#### Your task
Copy every line of the data that includes the string "TypeScript".

┌─ Task material

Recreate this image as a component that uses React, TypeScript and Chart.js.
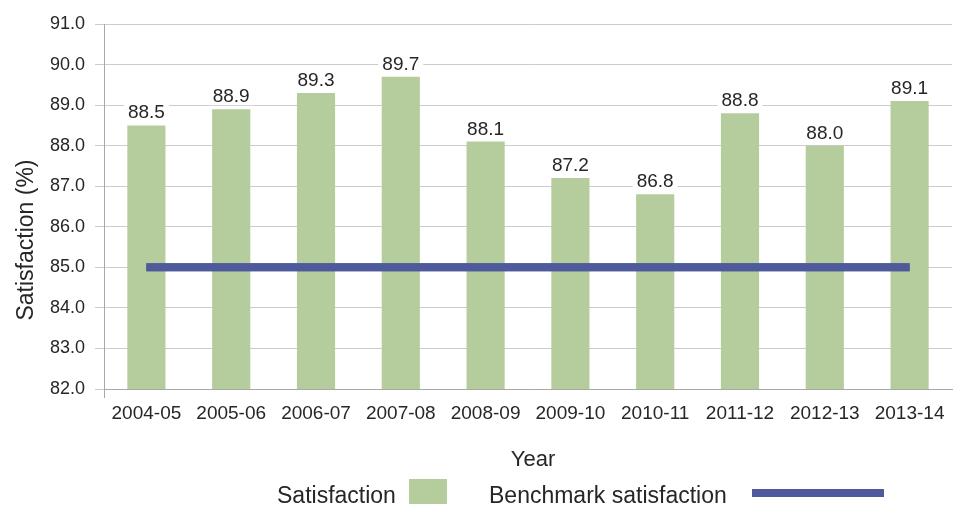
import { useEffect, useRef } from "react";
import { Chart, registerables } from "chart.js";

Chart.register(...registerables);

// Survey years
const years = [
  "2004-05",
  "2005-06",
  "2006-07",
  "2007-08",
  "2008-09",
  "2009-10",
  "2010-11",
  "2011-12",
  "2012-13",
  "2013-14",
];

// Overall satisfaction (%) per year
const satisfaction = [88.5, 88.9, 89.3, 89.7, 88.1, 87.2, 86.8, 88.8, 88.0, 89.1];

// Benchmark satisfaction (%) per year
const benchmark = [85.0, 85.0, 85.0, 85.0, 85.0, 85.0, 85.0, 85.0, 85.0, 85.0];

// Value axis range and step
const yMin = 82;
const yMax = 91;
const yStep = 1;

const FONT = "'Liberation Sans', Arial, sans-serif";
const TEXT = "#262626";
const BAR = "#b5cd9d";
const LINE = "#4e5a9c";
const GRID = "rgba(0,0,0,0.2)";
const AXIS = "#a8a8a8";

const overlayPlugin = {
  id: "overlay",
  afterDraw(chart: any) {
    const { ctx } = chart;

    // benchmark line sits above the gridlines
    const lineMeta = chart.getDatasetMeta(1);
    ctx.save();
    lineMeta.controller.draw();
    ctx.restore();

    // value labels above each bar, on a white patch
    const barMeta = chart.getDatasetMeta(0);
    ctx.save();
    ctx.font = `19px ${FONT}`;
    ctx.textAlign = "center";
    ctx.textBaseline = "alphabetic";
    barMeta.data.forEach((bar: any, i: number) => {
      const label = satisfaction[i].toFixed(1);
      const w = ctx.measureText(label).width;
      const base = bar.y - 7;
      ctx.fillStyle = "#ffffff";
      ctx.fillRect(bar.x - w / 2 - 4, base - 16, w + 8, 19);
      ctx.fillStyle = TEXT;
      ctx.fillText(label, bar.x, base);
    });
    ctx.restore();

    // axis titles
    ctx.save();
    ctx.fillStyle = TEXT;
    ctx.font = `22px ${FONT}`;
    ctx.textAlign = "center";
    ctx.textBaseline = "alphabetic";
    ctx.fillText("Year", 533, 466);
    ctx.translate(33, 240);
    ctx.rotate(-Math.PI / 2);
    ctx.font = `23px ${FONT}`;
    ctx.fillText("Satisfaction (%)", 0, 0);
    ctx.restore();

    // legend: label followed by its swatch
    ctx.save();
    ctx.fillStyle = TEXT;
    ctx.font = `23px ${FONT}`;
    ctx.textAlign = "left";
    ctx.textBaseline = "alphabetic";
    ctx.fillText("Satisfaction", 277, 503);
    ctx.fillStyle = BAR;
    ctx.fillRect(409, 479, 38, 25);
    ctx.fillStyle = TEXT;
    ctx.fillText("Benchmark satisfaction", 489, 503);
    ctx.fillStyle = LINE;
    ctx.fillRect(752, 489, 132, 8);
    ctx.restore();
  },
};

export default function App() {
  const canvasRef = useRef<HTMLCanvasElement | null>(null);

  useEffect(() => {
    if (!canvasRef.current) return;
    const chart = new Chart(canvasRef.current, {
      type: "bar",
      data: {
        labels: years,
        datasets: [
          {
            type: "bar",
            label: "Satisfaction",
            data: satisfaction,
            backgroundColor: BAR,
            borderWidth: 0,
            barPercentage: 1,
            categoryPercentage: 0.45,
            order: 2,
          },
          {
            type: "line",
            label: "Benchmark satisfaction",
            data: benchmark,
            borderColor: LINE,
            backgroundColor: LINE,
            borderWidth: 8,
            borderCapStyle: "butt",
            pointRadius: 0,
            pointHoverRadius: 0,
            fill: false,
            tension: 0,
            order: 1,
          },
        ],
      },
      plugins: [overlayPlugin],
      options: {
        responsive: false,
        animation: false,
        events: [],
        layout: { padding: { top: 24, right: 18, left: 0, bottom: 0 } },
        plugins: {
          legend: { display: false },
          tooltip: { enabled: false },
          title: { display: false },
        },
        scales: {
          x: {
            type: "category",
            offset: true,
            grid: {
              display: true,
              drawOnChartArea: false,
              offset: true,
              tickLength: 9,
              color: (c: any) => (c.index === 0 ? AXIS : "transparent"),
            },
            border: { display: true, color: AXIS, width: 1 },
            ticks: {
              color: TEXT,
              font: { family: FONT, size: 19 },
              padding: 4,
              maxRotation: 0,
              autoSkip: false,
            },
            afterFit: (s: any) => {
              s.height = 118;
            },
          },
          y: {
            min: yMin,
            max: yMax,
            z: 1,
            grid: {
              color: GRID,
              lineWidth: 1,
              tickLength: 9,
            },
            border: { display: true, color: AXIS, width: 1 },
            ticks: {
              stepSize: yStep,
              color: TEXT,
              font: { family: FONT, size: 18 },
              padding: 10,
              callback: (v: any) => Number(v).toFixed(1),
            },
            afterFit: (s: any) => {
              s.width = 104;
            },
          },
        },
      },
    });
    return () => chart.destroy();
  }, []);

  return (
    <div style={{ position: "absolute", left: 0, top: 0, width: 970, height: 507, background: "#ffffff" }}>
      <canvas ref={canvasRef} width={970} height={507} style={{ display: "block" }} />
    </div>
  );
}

└─
┌─ Task material

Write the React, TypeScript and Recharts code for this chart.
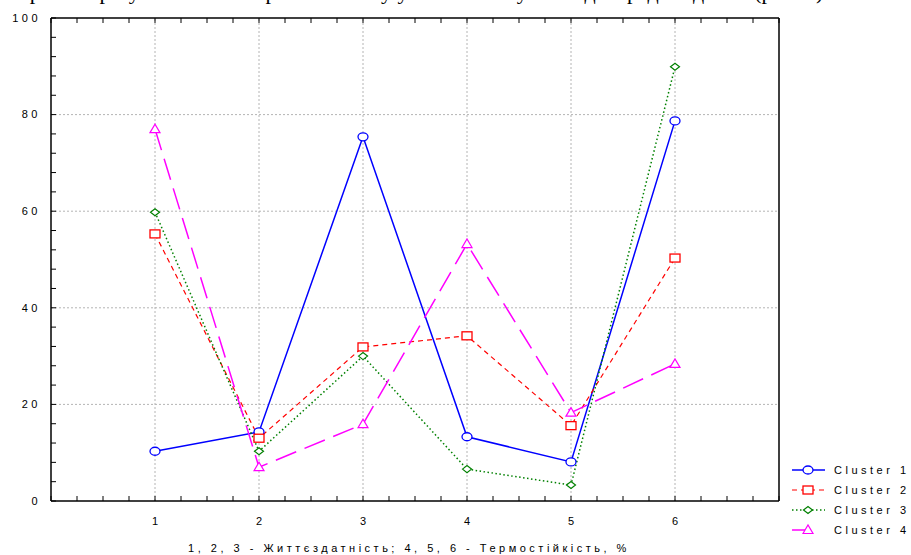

└─

#### Exercise answer
Recreate this image as a component that uses React, TypeScript and Chart.js.
Write the React, TypeScript and Recharts code for this chart.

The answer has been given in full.